### WHAT IS BEING ASKED
Write out every line exactly, from the start of the records below to the line with "const FONT = 'DejaVu Sans';", and stop there. Don't write out the pictures.

== == ==

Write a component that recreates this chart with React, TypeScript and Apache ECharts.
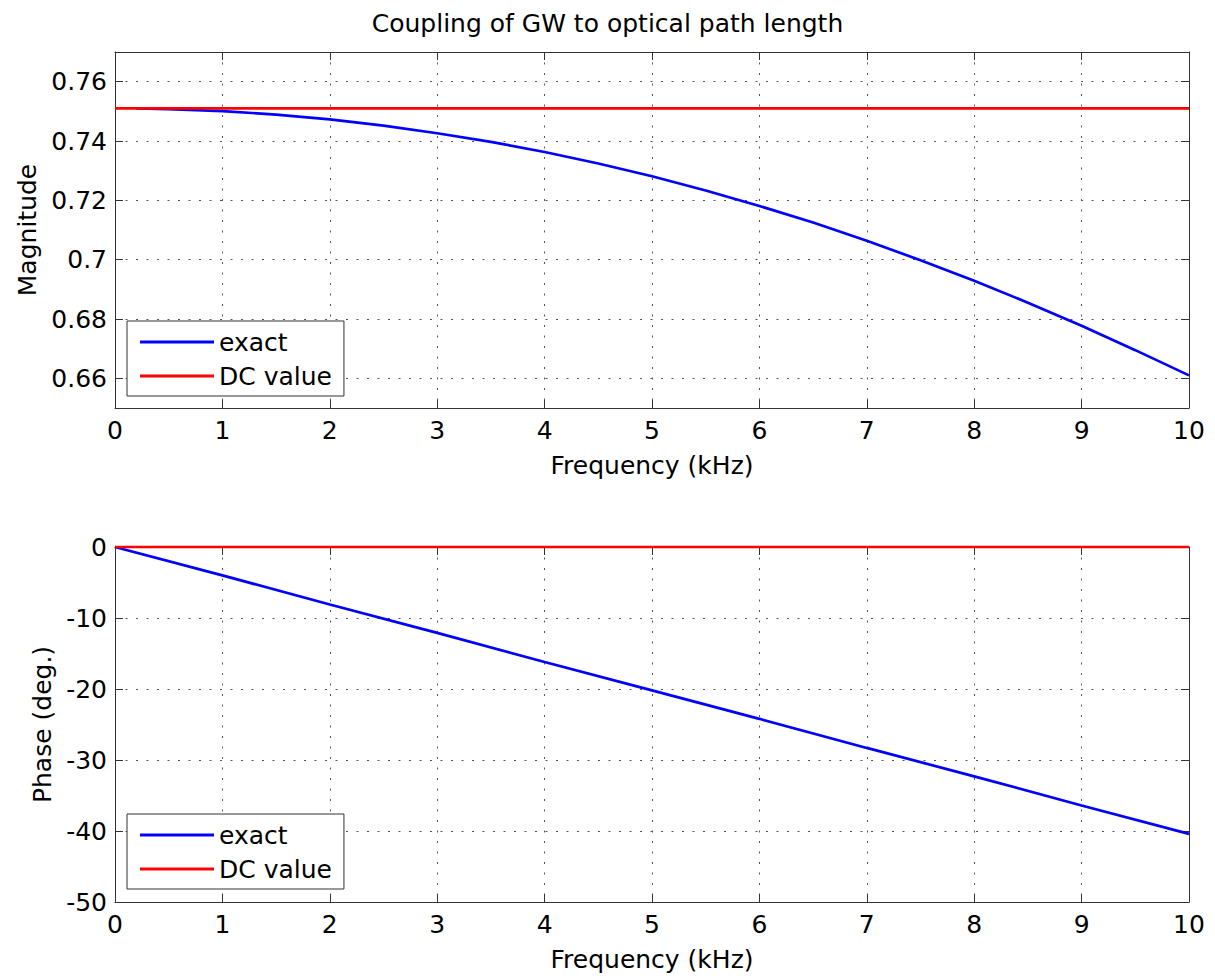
import React, { useEffect, useRef } from 'react';
import * as echarts from 'echarts';

const FONT = 'DejaVu Sans';

const titleText = 'Coupling of GW to optical path length';
const freqLabel = 'Frequency (kHz)';
const magLabel = 'Magnitude';
const phaseLabel = 'Phase (deg.)';
const exactName = 'exact';
const dcName = 'DC value';

// Tick positions
const magTicks = [0.66, 0.68, 0.7, 0.72, 0.74, 0.76];
const phaseTicks = [-50, -40, -30, -20, -10, 0];

// Magnitude of the coupling (exact), sampled in kHz
const magFreq = [0.2, 0.5, 1, 1.5, 2, 2.5, 3, 3.5, 4, 4.5, 5, 5.5, 6, 6.5, 7, 7.5, 8, 8.5, 9, 9.5, 10];
const magExact = [
  0.751, 0.7507, 0.7501, 0.7489, 0.7473, 0.7452, 0.7426, 0.7397, 0.7363, 0.7324, 0.7281,
  0.7233, 0.7181, 0.7125, 0.7064, 0.6998, 0.6929, 0.6855, 0.6777, 0.6695, 0.661,
];

// DC value of the magnitude
const dcFreq = [0, 10];
const magDC = [0.751, 0.751];

// Phase of the coupling (exact), degrees
const phaseFreq = [0, 1, 2, 3, 4, 5, 6, 7, 8, 9, 10];
const phaseExact = [0, -4.0, -8.1, -12.1, -16.2, -20.2, -24.2, -28.3, -32.3, -36.4, -40.4];
const phaseDC = [0, 0];

const pairs = (xs: number[], ys: number[]) => xs.map((x, i) => [x, ys[i]]);

const AXIS_COLOR = '#333';
const GRID_LINE = { show: true, lineStyle: { color: '#555', width: 1, type: [2, 8.5] as number[] } };

function xAxes(gridIndex: number) {
  const base = {
    type: 'value' as const,
    gridIndex,
    min: 0,
    max: 10,
    interval: 1,
    axisLine: { show: true, onZero: false, lineStyle: { color: AXIS_COLOR, width: 1 } },
    axisTick: { show: true, inside: true, length: 8, lineStyle: { color: AXIS_COLOR } },
  };
  return [
    {
      ...base,
      position: 'bottom' as const,
      name: freqLabel,
      nameLocation: 'middle' as const,
      nameGap: 45,
      nameTextStyle: { fontFamily: FONT, fontSize: 25, color: '#000' },
      axisLabel: { show: true, margin: 10, fontFamily: FONT, fontSize: 25, color: '#000' },
      splitLine: GRID_LINE,
    },
    {
      ...base,
      position: 'top' as const,
      axisLabel: { show: false },
      splitLine: { show: false },
    },
  ];
}

function App() {
  const ref = useRef<HTMLDivElement>(null);

  useEffect(() => {
    if (!ref.current) return;
    const chart = echarts.init(ref.current, undefined, { renderer: 'svg' });

    const yLabelStyle = { show: true, margin: 8, fontFamily: FONT, fontSize: 25, color: '#000' };
    const yLine = { show: true, onZero: false, lineStyle: { color: AXIS_COLOR, width: 1 } };
    const yTick = { show: true, inside: true, length: 8, lineStyle: { color: AXIS_COLOR } };

    const legendBase = {
      orient: 'vertical' as const,
      left: 127,
      data: [exactName, dcName],
      icon: 'rect',
      itemWidth: 74,
      itemHeight: 3,
      itemGap: 4,
      padding: [6, 12, 5, 13],
      backgroundColor: '#fff',
      borderColor: '#333',
      borderWidth: 1,
      borderRadius: 0,
      selectedMode: false,
      textStyle: { fontFamily: FONT, fontSize: 25, color: '#000', lineHeight: 30 },
    };

    const lineSeries = (name: string, color: string, data: number[][], xi: number, yi: number) => ({
      type: 'line' as const,
      name,
      data,
      xAxisIndex: xi,
      yAxisIndex: yi,
      symbol: 'none',
      showSymbol: false,
      smooth: false,
      clip: false,
      lineStyle: { color, width: 2.7 },
      itemStyle: { color },
    });

    chart.setOption({
      animation: false,
      backgroundColor: '#fff',
      textStyle: { fontFamily: FONT },
      title: {
        text: titleText,
        left: 'center',
        top: 6,
        textStyle: { fontFamily: FONT, fontSize: 25, fontWeight: 'normal', color: '#000' },
      },
      grid: [
        { left: 115, right: 26, top: 52, height: 356, containLabel: false, outerBoundsMode: 'none' },
        { left: 115, right: 26, top: 547, height: 355, containLabel: false, outerBoundsMode: 'none' },
      ],
      xAxis: [...xAxes(0), ...xAxes(1)],
      yAxis: [
        {
          type: 'value',
          gridIndex: 0,
          position: 'left',
          min: 0.65,
          max: 0.77,
          name: magLabel,
          nameLocation: 'middle',
          nameGap: 74,
          nameTextStyle: { fontFamily: FONT, fontSize: 25, color: '#000' },
          axisLine: yLine,
          axisTick: { ...yTick, customValues: magTicks },
          axisLabel: { ...yLabelStyle, customValues: magTicks },
          splitLine: GRID_LINE,
        },
        {
          type: 'value',
          gridIndex: 0,
          position: 'right',
          min: 0.65,
          max: 0.77,
          axisLine: yLine,
          axisTick: { ...yTick, customValues: magTicks },
          axisLabel: { show: false },
          splitLine: { show: false },
        },
        {
          type: 'value',
          gridIndex: 1,
          position: 'left',
          min: -50,
          max: 0,
          interval: 10,
          name: phaseLabel,
          nameLocation: 'middle',
          nameGap: 60,
          nameTextStyle: { fontFamily: FONT, fontSize: 25, color: '#000' },
          axisLine: yLine,
          axisTick: { ...yTick, customValues: phaseTicks },
          axisLabel: { ...yLabelStyle, customValues: phaseTicks },
          splitLine: GRID_LINE,
        },
        {
          type: 'value',
          gridIndex: 1,
          position: 'right',
          min: -50,
          max: 0,
          interval: 10,
          axisLine: yLine,
          axisTick: { ...yTick, customValues: phaseTicks },
          axisLabel: { show: false },
          splitLine: { show: false },
        },
      ],
      legend: [
        { ...legendBase, top: 321 },
        { ...legendBase, top: 814 },
      ],
      series: [
        lineSeries(exactName, '#0000ff', pairs(magFreq, magExact), 0, 0),
        lineSeries(dcName, '#ff0000', pairs(dcFreq, magDC), 0, 0),
        lineSeries(exactName, '#0000ff', pairs(phaseFreq, phaseExact), 2, 2),
        lineSeries(dcName, '#ff0000', pairs(dcFreq, phaseDC), 2, 2),
      ],
    });

    return () => chart.dispose();
  }, []);

  return (
    <div
      ref={ref}
      style={{ position: 'fixed', left: 0, top: 0, width: 1215, height: 978, background: '#fff' }}
    />
  );
}

export default App;
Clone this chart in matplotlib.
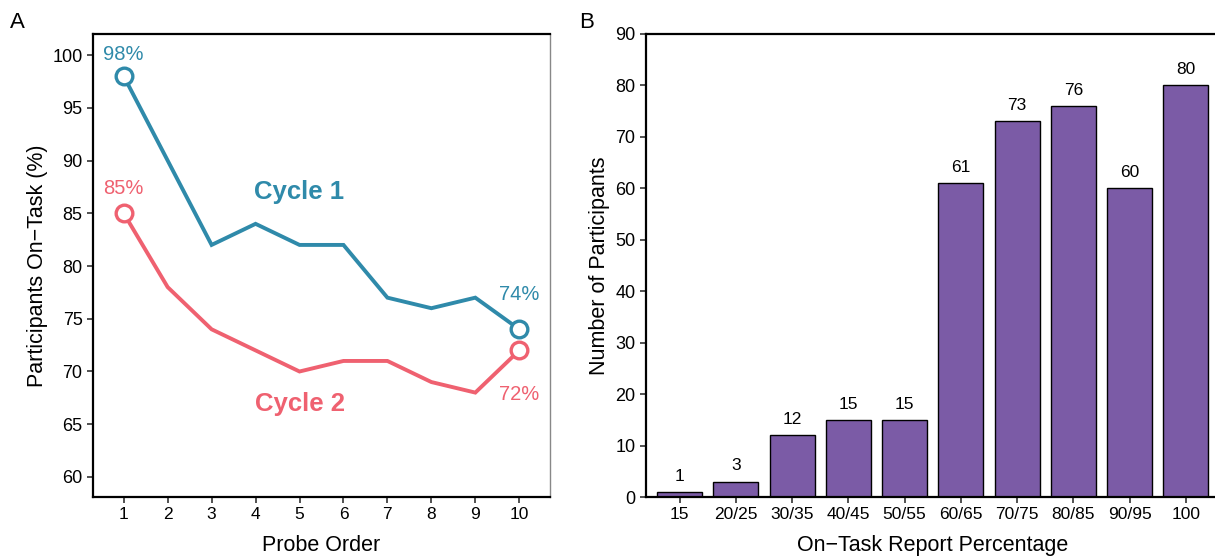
import numpy as np
import matplotlib
matplotlib.use("Agg")
import matplotlib.pyplot as plt

plt.rcParams['font.family'] = ['Liberation Sans', 'DejaVu Sans']

# Panel A: percentage of participants on-task at each probe
probe_order = [1, 2, 3, 4, 5, 6, 7, 8, 9, 10]
cycle1 = [98, 90, 82, 84, 82, 82, 77, 76, 77, 74]
cycle2 = [85, 78, 74, 72, 70, 71, 71, 69, 68, 72]

# Panel B: distribution of on-task report percentages
report_bins = ["15", "20/25", "30/35", "40/45", "50/55",
               "60/65", "70/75", "80/85", "90/95", "100"]
n_participants = [1, 3, 12, 15, 15, 61, 73, 76, 60, 80]

teal = "#2F8AAA"
red = "#EF6170"
purple = "#7B5BA6"

fig = plt.figure(figsize=(12.15, 5.57), dpi=100)
axA = fig.add_axes([0.0765, 0.1077, 0.3762, 0.8313])
axB = fig.add_axes([0.5317, 0.1077, 0.4720, 0.8313])

# ---- Panel A ----
for vals, col in [(cycle1, teal), (cycle2, red)]:
    axA.plot(probe_order, vals, color=col, lw=2.8, solid_joinstyle='miter', zorder=2)
    axA.plot([probe_order[0], probe_order[-1]], [vals[0], vals[-1]], 'o',
             ms=12, mfc='white', mec=col, mew=2.4, zorder=3)

# end-point percentage labels
axA.annotate(f"{cycle1[0]}%", (probe_order[0], cycle1[0]), xytext=(0, 9),
             textcoords='offset points', ha='center', va='bottom', color=teal, fontsize=14.5)
axA.annotate(f"{cycle2[0]}%", (probe_order[0], cycle2[0]), xytext=(0, 11),
             textcoords='offset points', ha='center', va='bottom', color=red, fontsize=14.5)
axA.annotate(f"{cycle1[-1]}%", (probe_order[-1], cycle1[-1]), xytext=(0, 18),
             textcoords='offset points', ha='center', va='bottom', color=teal, fontsize=14.5)
axA.annotate(f"{cycle2[-1]}%", (probe_order[-1], cycle2[-1]), xytext=(0, -25),
             textcoords='offset points', ha='center', va='top', color=red, fontsize=14.5)

axA.text(5.0, 87, "Cycle 1", color=teal, fontsize=18.5, fontweight='bold',
         ha='center', va='center')
axA.text(5.0, 66.9, "Cycle 2", color=red, fontsize=18.5, fontweight='bold',
         ha='center', va='center')

axA.set_xlim(0.3, 10.7)
axA.set_ylim(58.1, 102)
axA.set_xticks(probe_order)
axA.set_yticks(np.arange(60, 101, 5))
axA.set_xlabel("Probe Order", fontsize=15.5, labelpad=9)
axA.set_ylabel("Participants On\u2212Task (%)", fontsize=15.5, labelpad=3)
axA.tick_params(axis='x', labelsize=12.5, length=4, width=1.2, color='#333333')
axA.tick_params(axis='y', labelsize=13, length=4, width=1.2, color='#333333')
for side in ['left', 'bottom', 'top']:
    axA.spines[side].set_linewidth(1.6)
axA.spines['right'].set_linewidth(1.0)
axA.spines['right'].set_color('#888888')

# ---- Panel B ----
x = np.arange(1, len(report_bins) + 1)
bars = axB.bar(x, n_participants, width=0.8, color=purple, edgecolor='black', linewidth=1.0)
for xi, v in zip(x, n_participants):
    axB.annotate(str(v), (xi, v), xytext=(0, 6), textcoords='offset points',
                 ha='center', va='bottom', fontsize=12.5)

axB.set_xlim(0.4, 10.6)
axB.set_ylim(0, 90)
axB.set_xticks(x)
axB.set_xticklabels(report_bins)
axB.set_yticks(np.arange(0, 91, 10))
axB.set_xlabel("On\u2212Task Report Percentage", fontsize=15.5, labelpad=9)
axB.set_ylabel("Number of Participants", fontsize=15.5, labelpad=4)
axB.tick_params(axis='x', labelsize=12.5, length=4, width=1.2, color='#333333')
axB.tick_params(axis='y', labelsize=13, length=4, width=1.2, color='#333333')
for side in ['left', 'bottom', 'top', 'right']:
    axB.spines[side].set_linewidth(1.6)

# panel letters
fig.text(0.008, 0.960, "A", fontsize=16, ha='left', va='center')
fig.text(0.4765, 0.960, "B", fontsize=16, ha='left', va='center')

fig.savefig("out.png", dpi=100)
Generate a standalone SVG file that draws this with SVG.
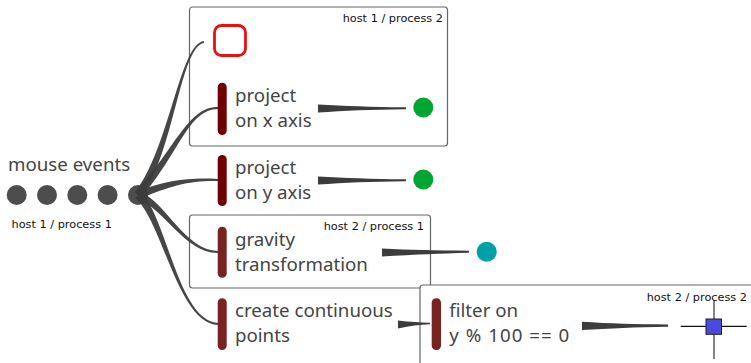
<svg xmlns="http://www.w3.org/2000/svg" width="751" height="363" viewBox="0 0 751 363">
<style>
.box{fill:#fff;stroke:#666;stroke-width:1.2}
.hl{font-family:"DejaVu Sans",sans-serif;font-size:11.3px;fill:#111;text-anchor:end}
.lbl{font-family:"Noto Sans","Open Sans",sans-serif;font-size:18.7px;fill:#444}
.dot{fill:#4d4d4d}
.bar1{fill:#700000}
.bar2{fill:#782222}
.rib{fill:#3c3c3c;opacity:0.95}
.wedge{fill:#3c3c3c}
.green{fill:#00a532}
</style>
<rect width="751" height="363" fill="#fff"/>

<g id="box-h1p2"><rect class="box" x="189.5" y="7" width="258" height="139" rx="3"/><text class="hl" x="443" y="22">host 1 / process 2</text></g>
<g id="box-h2p1"><rect class="box" x="189.5" y="215" width="241" height="73" rx="3"/><text class="hl" x="424" y="230">host 2 / process 1</text></g>
<g id="box-h2p2"><rect class="box" x="420" y="285" width="340" height="90" rx="3"/><text class="hl" x="747" y="301">host 2 / process 2</text></g>

<g id="source">
<text class="lbl" x="8" y="171">mouse events</text>
<circle class="dot" cx="16.7" cy="195" r="10"/>
<circle class="dot" cx="47" cy="195" r="10"/>
<circle class="dot" cx="77.3" cy="195" r="10"/>
<circle class="dot" cx="107.6" cy="195" r="10"/>
<circle class="dot" cx="138" cy="195" r="10"/>
<text class="hl" x="11.5" y="227.5" style="text-anchor:start">host 1 / process 1</text>
</g>

<g id="connectors">
<path class="rib" d="M141.2,197.4 C174.4,151.8 180.2,46.5 204.1,43 L203.9,41 C179.8,43.5 169.6,148.2 134.8,192.6 Z"/>
<path class="rib" d="M141,197.7 C180.2,152 188,109.5 218,109 L218,107 C188,106.5 175.8,148 135,192.3 Z"/>
<path class="rib" d="M139.4,198.7 C171.1,185.8 188,180.5 218,181 L218,179 C188,177.5 169,180.2 136.6,191.3 Z"/>
<path class="rib" d="M136.6,198.8 C164,207.8 185,253.5 218,253 L218,251 C185,250.5 166,202.2 139.4,191.3 Z"/>
<path class="rib" d="M135.3,197.9 C163,222.2 177.9,323.5 218,325 L218,323 C178.1,320.5 167,217.8 140.7,192.1 Z"/>
<path class="wedge" d="M318,104.5 L318,112.5 C345,111 370,109.5 406,109.3 L406,107.3 C370,107 345,106 318,104.5 Z"/>
<path class="wedge" d="M318,176.5 L318,184.5 C345,183 370,181.5 406,181.3 L406,179.3 C370,179 345,178 318,176.5 Z"/>
<path class="wedge" d="M382,248.5 L382,256.5 C410,255 435,253.5 469,252.7 L469,250.7 C435,250.5 410,250 382,248.5 Z"/>
<path class="wedge" d="M398,320.5 L398,328.5 C410,326 420,324.5 430,324.3 L430,322.8 C420,322.5 410,322 398,320.5 Z"/>
<path class="wedge" d="M582,321.7 L582,330 C610,328.5 635,327 668,326.7 L668,324.5 C635,324 610,323.5 582,321.7 Z"/>
</g>

<g id="sink-start"><rect x="214.5" y="25.5" width="31" height="30" rx="7" fill="#fff" stroke="#e81010" stroke-width="2.8"/></g>

<g id="project-x"><rect class="bar1" x="217.7" y="82.7" width="9" height="52.3" rx="4.5"/><text class="lbl" x="235" y="102">project</text><text class="lbl" x="235" y="127">on x axis</text></g>
<g id="sink-x"><circle class="green" cx="423.3" cy="107.5" r="10"/></g>

<g id="project-y"><rect class="bar1" x="217.7" y="155" width="9" height="51" rx="4.5"/><text class="lbl" x="235" y="174">project</text><text class="lbl" x="235" y="199">on y axis</text></g>
<g id="sink-y"><circle class="green" cx="423.3" cy="179.5" r="10"/></g>

<g id="gravity"><rect class="bar2" x="217.7" y="226.7" width="9" height="51" rx="4.5"/><text class="lbl" x="235" y="246">gravity</text><text class="lbl" x="235" y="271">transformation</text></g>
<g id="sink-gravity"><circle cx="486.7" cy="251.7" r="10" fill="#00a0a8"/></g>

<g id="create"><rect class="bar2" x="217.7" y="298.3" width="9" height="51.7" rx="4.5"/><text class="lbl" x="235" y="317">create continuous</text><text class="lbl" x="235" y="342">points</text></g>

<g id="filter"><rect class="bar2" x="431.7" y="298.3" width="9.3" height="51.7" rx="4.5"/><text class="lbl" x="449.3" y="317">filter on</text><text class="lbl" x="449.3" y="342" textLength="120" lengthAdjust="spacing">y % 100 == 0</text></g>

<g id="sink-filter">
<line x1="680.7" y1="326.3" x2="746.7" y2="326.3" stroke="#111" stroke-width="1.2"/>
<line x1="714" y1="300" x2="714" y2="359" stroke="#333" stroke-width="1.2"/>
<rect x="706" y="319" width="15.5" height="15.3" fill="#4a4adc" stroke="#222" stroke-width="1"/>
</g>
</svg>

== == ==

### RESPONSE TO THE EXERCISE
Write a component that recreates this chart with React, TypeScript and Apache ECharts.
import React, { useEffect, useRef } from 'react';
import * as echarts from 'echarts';

const FONT = 'DejaVu Sans';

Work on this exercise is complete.